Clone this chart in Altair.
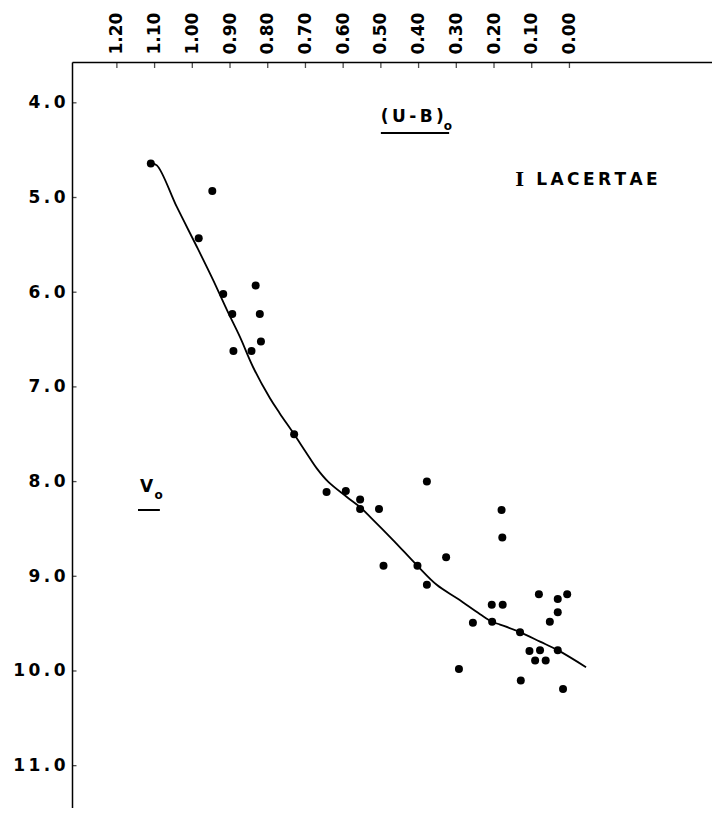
import altair as alt
import pandas as pd

# Data
ub = [1.110, 0.947, 0.983, 0.832, 0.918, 0.894, 0.821, 0.818, 0.891, 0.843,
      0.730, 0.644, 0.593, 0.555, 0.555, 0.505, 0.378, 0.493, 0.403, 0.327,
      0.378, 0.180, 0.178, 0.081, 0.006, 0.031, 0.031, 0.052, 0.206, 0.177,
      0.205, 0.256, 0.131, 0.106, 0.078, 0.031, 0.091, 0.063, 0.129, 0.017,
      0.293]
v0 = [4.64, 4.93, 5.43, 5.93, 6.02, 6.23, 6.23, 6.52, 6.62, 6.62,
      7.50, 8.11, 8.10, 8.19, 8.29, 8.29, 8.00, 8.89, 8.89, 8.80,
      9.09, 8.30, 8.59, 9.19, 9.19, 9.24, 9.38, 9.48, 9.30, 9.30,
      9.48, 9.49, 9.59, 9.79, 9.78, 9.78, 9.89, 9.89, 10.10, 10.19,
      9.98]

curve_ub = [1.110, 1.094, 1.041, 0.988, 0.945, 0.908, 0.874, 0.839, 0.794, 0.768,
            0.730, 0.697, 0.670, 0.640, 0.591, 0.555, 0.524, 0.467, 0.403, 0.352,
            0.295, 0.237, 0.205, 0.184, 0.131, 0.078, 0.031, -0.044]
curve_v = [4.64, 4.66, 5.10, 5.52, 5.87, 6.19, 6.47, 6.79, 7.12, 7.28,
           7.50, 7.70, 7.86, 8.00, 8.16, 8.27, 8.39, 8.62, 8.89, 9.09,
           9.24, 9.40, 9.48, 9.51, 9.59, 9.69, 9.78, 9.96]

x_ticks = [1.2, 1.1, 1.0, 0.9, 0.8, 0.7, 0.6, 0.5, 0.4, 0.3, 0.2, 0.1, 0.0]
y_ticks = [4.0, 5.0, 6.0, 7.0, 8.0, 9.0, 10.0, 11.0]

x_domain = [-0.378, 1.319]
y_domain = [3.569, 11.447]

FONT = "DejaVu Sans"
TS = "\u2009"  # thin space used as letter spacing

pts = pd.DataFrame({"ub": ub, "v": v0})
crv = pd.DataFrame({"ub": curve_ub, "v": curve_v, "o": list(range(len(curve_ub)))})
xt = pd.DataFrame({"ub": x_ticks})
yt = pd.DataFrame({"v": y_ticks})

xs = alt.Scale(domain=x_domain, reverse=True, nice=False, zero=False)
ys = alt.Scale(domain=y_domain, reverse=True, nice=False, zero=False)

x_axis = alt.Axis(orient="top", values=x_ticks, format=".2f", labelAngle=270,
                  labelAlign="left", labelBaseline="middle", labelPadding=8,
                  ticks=False, tickSize=0, labelFont=FONT, labelFontWeight="bold",
                  labelFontSize=17, labelColor="black", domainColor="black",
                  domainWidth=1.5, grid=False, title="", labelOverlap=False,
                  labelFlush=False)
y_axis = alt.Axis(orient="left", values=y_ticks, format=".1f", labelPadding=7,
                  ticks=False, tickSize=0, labelFont=FONT, labelFontWeight="bold",
                  labelFontSize=17, labelColor="black", domainColor="black",
                  domainWidth=1.5, grid=False, title="", labelOverlap=False,
                  labelFlush=False,
                  labelExpr="join(split(datum.label, ''), '\u2009')")

points = alt.Chart(pts).mark_circle(size=64, color="black", opacity=1).encode(
    x=alt.X("ub:Q", scale=xs, axis=x_axis, title=""),
    y=alt.Y("v:Q", scale=ys, axis=y_axis, title=""),
)

line = alt.Chart(crv).mark_line(color="black", strokeWidth=1.8,
                                interpolate="catmull-rom").encode(
    x=alt.X("ub:Q", scale=xs, title=""),
    y=alt.Y("v:Q", scale=ys, title=""),
    order="o:Q",
)

xtick_marks = alt.Chart(xt).mark_tick(color="black", size=12, thickness=1.3,
                                      clip=True).encode(
    x=alt.X("ub:Q", scale=xs, title=""),
    y=alt.value(0),
)
ytick_marks = alt.Chart(yt).mark_tick(color="black", size=9, thickness=1.3,
                                      clip=True).encode(
    y=alt.Y("v:Q", scale=ys, title=""),
    x=alt.value(0),
)

labels = pd.DataFrame({
    "ub": [0.500, 0.333, 0.144, 0.088, 1.139, 1.100],
    "v": [4.15, 4.25, 4.82, 4.82, 8.06, 8.14],
    "t": [TS.join("(U-B)"), "o", "I", TS.join("LACERTAE"), "V", "o"],
    "k": ["main", "sub", "serif", "main", "main", "sub"],
})

def text_layer(df, font, size):
    return alt.Chart(df).mark_text(align="left", baseline="middle", font=font,
                                   fontSize=size, fontWeight="bold",
                                   color="black").encode(
        x=alt.X("ub:Q", scale=xs, title=""),
        y=alt.Y("v:Q", scale=ys, title=""),
        text="t:N",
    )

t_main = text_layer(labels[labels.k == "main"], FONT, 17)
t_sub = text_layer(labels[labels.k == "sub"], FONT, 12)
t_serif = text_layer(labels[labels.k == "serif"], "DejaVu Serif", 19)

ul = pd.DataFrame({"x1": [0.500, 1.144], "x2": [0.319, 1.086], "v": [4.32, 8.30]})
underline = alt.Chart(ul).mark_rule(color="black", strokeWidth=2).encode(
    x=alt.X("x1:Q", scale=xs, title=""),
    x2="x2:Q",
    y=alt.Y("v:Q", scale=ys, title=""),
)

chart = alt.layer(points, line, xtick_marks, ytick_marks, t_main, t_sub,
                  t_serif, underline).properties(
    width=640, height=746,
    padding={"left": 64, "top": 54, "right": 0, "bottom": 0},
    autosize=alt.AutoSizeParams(type="none"),
).configure_view(stroke=None).configure(background="white")

chart.save("out.html", embed_options={"renderer": "svg", "actions": False})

++++++++++++++++++++

[Goal] Your task is to reproduce exactly the lines from the start of the data above through the line containing "as letter spacing", leaving every picture out.

[The completed task]
Clone this chart in Altair.
import altair as alt
import pandas as pd

# Data
ub = [1.110, 0.947, 0.983, 0.832, 0.918, 0.894, 0.821, 0.818, 0.891, 0.843,
      0.730, 0.644, 0.593, 0.555, 0.555, 0.505, 0.378, 0.493, 0.403, 0.327,
      0.378, 0.180, 0.178, 0.081, 0.006, 0.031, 0.031, 0.052, 0.206, 0.177,
      0.205, 0.256, 0.131, 0.106, 0.078, 0.031, 0.091, 0.063, 0.129, 0.017,
      0.293]
v0 = [4.64, 4.93, 5.43, 5.93, 6.02, 6.23, 6.23, 6.52, 6.62, 6.62,
      7.50, 8.11, 8.10, 8.19, 8.29, 8.29, 8.00, 8.89, 8.89, 8.80,
      9.09, 8.30, 8.59, 9.19, 9.19, 9.24, 9.38, 9.48, 9.30, 9.30,
      9.48, 9.49, 9.59, 9.79, 9.78, 9.78, 9.89, 9.89, 10.10, 10.19,
      9.98]

curve_ub = [1.110, 1.094, 1.041, 0.988, 0.945, 0.908, 0.874, 0.839, 0.794, 0.768,
            0.730, 0.697, 0.670, 0.640, 0.591, 0.555, 0.524, 0.467, 0.403, 0.352,
            0.295, 0.237, 0.205, 0.184, 0.131, 0.078, 0.031, -0.044]
curve_v = [4.64, 4.66, 5.10, 5.52, 5.87, 6.19, 6.47, 6.79, 7.12, 7.28,
           7.50, 7.70, 7.86, 8.00, 8.16, 8.27, 8.39, 8.62, 8.89, 9.09,
           9.24, 9.40, 9.48, 9.51, 9.59, 9.69, 9.78, 9.96]

x_ticks = [1.2, 1.1, 1.0, 0.9, 0.8, 0.7, 0.6, 0.5, 0.4, 0.3, 0.2, 0.1, 0.0]
y_ticks = [4.0, 5.0, 6.0, 7.0, 8.0, 9.0, 10.0, 11.0]

x_domain = [-0.378, 1.319]
y_domain = [3.569, 11.447]

FONT = "DejaVu Sans"
TS = "\u2009"  # thin space used as letter spacing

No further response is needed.